== Exercise ==
Exactly retype the lines from the top of the data through the line containing "const yTicks = [40, 50, 60, 70, 80];", leaving out every picture.

== Raw data ==

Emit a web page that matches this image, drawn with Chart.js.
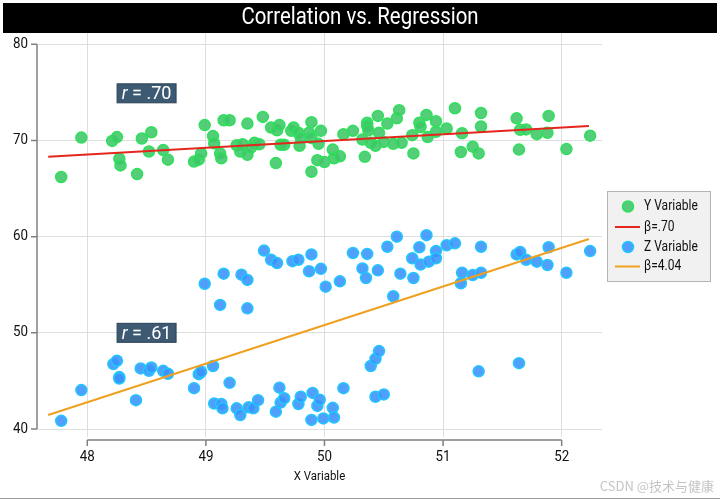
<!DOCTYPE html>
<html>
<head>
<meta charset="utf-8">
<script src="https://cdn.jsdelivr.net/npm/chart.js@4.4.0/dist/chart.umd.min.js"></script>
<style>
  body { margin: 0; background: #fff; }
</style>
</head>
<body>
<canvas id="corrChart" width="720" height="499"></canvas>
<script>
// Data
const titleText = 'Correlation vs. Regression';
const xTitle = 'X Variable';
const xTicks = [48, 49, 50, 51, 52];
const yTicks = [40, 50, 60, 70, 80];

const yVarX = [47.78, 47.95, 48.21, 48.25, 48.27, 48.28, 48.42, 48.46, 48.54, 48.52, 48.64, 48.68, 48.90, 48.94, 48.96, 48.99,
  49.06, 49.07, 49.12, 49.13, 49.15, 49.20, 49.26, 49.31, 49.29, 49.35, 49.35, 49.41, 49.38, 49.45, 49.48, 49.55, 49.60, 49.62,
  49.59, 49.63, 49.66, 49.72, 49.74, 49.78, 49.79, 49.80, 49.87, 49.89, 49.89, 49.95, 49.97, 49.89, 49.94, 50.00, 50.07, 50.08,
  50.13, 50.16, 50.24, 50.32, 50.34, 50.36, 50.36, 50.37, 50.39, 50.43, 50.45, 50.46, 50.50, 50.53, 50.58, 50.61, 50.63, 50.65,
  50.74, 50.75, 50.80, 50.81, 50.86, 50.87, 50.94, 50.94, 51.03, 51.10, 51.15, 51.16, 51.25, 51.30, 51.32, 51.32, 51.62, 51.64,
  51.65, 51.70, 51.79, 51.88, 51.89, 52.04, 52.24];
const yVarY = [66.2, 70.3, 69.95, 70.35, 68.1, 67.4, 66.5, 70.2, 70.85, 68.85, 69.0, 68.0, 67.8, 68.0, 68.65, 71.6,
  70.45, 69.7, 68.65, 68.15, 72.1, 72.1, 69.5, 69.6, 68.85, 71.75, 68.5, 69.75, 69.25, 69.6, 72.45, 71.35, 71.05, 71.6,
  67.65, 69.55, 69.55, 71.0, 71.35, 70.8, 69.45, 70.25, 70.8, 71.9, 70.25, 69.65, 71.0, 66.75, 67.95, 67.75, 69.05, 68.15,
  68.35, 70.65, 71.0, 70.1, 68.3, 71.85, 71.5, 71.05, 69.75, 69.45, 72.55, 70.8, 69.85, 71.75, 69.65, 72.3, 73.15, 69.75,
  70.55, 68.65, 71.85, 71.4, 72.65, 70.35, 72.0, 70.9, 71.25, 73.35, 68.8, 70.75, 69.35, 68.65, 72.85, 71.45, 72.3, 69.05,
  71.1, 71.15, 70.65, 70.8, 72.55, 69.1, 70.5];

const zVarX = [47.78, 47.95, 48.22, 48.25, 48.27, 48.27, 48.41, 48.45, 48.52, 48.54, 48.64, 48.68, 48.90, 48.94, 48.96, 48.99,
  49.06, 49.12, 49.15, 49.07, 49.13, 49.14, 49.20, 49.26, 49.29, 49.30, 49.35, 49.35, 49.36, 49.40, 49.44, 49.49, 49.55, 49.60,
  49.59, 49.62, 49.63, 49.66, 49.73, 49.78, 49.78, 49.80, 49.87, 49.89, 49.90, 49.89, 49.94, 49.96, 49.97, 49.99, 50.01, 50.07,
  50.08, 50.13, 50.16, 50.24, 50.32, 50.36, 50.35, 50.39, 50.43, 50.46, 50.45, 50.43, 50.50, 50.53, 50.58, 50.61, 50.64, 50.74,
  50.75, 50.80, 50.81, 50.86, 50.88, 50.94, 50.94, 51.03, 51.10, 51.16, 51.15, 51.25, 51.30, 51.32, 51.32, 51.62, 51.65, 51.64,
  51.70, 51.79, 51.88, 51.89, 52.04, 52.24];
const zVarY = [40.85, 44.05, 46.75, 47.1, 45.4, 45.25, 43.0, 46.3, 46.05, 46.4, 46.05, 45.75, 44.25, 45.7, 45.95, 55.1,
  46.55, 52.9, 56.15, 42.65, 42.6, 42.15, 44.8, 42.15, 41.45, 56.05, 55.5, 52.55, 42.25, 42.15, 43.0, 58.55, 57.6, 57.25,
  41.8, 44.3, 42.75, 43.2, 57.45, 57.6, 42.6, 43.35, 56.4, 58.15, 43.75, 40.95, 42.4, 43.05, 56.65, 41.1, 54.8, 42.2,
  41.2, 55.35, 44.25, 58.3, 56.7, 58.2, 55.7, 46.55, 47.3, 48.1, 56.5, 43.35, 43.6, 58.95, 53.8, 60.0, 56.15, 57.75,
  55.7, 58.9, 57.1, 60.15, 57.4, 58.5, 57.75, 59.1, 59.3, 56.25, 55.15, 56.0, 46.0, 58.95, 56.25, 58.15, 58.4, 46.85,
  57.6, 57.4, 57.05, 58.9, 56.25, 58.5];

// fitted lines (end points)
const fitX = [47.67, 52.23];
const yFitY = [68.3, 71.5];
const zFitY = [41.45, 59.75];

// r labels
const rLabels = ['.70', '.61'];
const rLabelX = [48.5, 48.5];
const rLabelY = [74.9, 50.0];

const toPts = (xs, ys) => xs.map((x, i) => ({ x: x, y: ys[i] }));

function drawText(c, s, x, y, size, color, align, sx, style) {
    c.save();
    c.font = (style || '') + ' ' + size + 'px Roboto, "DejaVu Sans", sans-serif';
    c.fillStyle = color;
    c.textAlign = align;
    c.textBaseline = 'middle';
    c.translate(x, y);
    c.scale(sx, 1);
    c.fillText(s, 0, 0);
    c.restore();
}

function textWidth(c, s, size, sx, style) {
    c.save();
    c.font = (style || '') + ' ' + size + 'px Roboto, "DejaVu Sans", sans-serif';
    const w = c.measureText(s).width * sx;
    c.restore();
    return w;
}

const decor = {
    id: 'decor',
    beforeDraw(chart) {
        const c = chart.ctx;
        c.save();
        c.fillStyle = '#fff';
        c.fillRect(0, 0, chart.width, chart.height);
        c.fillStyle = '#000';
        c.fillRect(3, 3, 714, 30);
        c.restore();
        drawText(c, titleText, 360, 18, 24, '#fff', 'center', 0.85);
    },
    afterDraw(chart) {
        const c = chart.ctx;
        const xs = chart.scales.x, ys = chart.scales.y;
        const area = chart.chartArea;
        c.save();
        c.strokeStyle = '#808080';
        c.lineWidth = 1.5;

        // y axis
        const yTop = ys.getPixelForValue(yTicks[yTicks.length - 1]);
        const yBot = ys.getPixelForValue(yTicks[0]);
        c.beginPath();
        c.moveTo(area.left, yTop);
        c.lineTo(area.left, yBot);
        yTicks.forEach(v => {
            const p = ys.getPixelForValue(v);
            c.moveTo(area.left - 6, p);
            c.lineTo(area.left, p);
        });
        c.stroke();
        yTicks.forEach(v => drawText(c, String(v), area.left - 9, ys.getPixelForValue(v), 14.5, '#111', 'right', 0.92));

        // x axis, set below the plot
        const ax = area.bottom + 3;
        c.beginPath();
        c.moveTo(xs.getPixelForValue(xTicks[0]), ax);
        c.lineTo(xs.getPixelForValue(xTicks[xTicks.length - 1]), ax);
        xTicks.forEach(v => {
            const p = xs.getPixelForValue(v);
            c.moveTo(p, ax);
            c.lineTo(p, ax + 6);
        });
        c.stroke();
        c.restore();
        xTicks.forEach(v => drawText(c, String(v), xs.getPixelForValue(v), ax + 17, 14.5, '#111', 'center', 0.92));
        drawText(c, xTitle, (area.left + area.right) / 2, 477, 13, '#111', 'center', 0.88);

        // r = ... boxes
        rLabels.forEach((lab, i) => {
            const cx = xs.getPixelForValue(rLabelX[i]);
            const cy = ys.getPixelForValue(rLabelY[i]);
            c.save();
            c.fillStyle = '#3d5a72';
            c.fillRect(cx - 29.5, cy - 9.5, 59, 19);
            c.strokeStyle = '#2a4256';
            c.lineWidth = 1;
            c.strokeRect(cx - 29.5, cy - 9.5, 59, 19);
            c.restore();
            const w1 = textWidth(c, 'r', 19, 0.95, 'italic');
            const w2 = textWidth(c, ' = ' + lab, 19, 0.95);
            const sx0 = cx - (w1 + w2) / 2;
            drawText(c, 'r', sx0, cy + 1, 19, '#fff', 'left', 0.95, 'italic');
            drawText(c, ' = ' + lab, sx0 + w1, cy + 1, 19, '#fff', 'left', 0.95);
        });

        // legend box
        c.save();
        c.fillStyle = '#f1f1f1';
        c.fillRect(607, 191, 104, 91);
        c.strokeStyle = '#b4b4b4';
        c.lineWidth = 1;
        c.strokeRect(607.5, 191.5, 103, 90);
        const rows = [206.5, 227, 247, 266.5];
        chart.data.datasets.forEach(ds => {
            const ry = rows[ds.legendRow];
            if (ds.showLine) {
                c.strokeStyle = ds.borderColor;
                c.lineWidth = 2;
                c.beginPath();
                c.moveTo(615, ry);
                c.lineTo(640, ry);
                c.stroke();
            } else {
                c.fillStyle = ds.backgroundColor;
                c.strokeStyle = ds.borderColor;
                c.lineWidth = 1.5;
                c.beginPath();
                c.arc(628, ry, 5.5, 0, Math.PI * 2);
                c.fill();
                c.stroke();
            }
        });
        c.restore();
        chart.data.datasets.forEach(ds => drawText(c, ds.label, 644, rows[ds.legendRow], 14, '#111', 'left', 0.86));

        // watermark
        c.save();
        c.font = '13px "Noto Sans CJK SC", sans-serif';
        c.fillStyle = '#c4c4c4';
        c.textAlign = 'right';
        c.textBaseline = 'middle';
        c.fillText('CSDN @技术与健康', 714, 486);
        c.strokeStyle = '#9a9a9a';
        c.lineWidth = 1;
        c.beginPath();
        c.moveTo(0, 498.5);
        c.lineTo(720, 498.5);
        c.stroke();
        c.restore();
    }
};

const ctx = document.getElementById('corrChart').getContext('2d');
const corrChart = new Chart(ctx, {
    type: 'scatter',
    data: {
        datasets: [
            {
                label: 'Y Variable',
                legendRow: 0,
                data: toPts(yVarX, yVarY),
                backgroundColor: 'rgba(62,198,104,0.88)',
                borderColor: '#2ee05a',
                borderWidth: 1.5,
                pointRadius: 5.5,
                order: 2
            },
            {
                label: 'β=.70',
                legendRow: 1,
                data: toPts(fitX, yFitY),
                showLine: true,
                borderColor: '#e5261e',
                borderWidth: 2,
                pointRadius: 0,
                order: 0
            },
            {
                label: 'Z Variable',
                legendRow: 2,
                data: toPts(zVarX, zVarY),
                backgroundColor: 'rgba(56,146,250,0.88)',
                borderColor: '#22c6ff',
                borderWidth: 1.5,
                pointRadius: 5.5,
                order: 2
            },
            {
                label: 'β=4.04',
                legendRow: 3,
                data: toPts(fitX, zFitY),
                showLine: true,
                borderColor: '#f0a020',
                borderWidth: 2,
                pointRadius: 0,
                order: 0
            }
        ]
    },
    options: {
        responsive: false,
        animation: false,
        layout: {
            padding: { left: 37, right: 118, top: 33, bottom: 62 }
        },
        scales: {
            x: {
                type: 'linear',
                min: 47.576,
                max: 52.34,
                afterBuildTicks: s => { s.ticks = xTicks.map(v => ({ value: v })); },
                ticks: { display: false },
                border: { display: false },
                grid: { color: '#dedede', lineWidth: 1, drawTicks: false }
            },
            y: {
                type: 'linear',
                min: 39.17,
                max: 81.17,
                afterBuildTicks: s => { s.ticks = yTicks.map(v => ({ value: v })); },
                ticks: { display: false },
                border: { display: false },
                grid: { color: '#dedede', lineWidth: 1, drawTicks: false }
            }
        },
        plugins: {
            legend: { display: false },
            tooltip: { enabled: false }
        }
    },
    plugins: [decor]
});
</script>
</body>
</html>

== Task output ==
Emit a web page that matches this image, drawn with Chart.js.
<!DOCTYPE html>
<html>
<head>
<meta charset="utf-8">
<script src="https://cdn.jsdelivr.net/npm/chart.js@4.4.0/dist/chart.umd.min.js"></script>
<style>
  body { margin: 0; background: #fff; }
</style>
</head>
<body>
<canvas id="corrChart" width="720" height="499"></canvas>
<script>
// Data
const titleText = 'Correlation vs. Regression';
const xTitle = 'X Variable';
const xTicks = [48, 49, 50, 51, 52];
const yTicks = [40, 50, 60, 70, 80];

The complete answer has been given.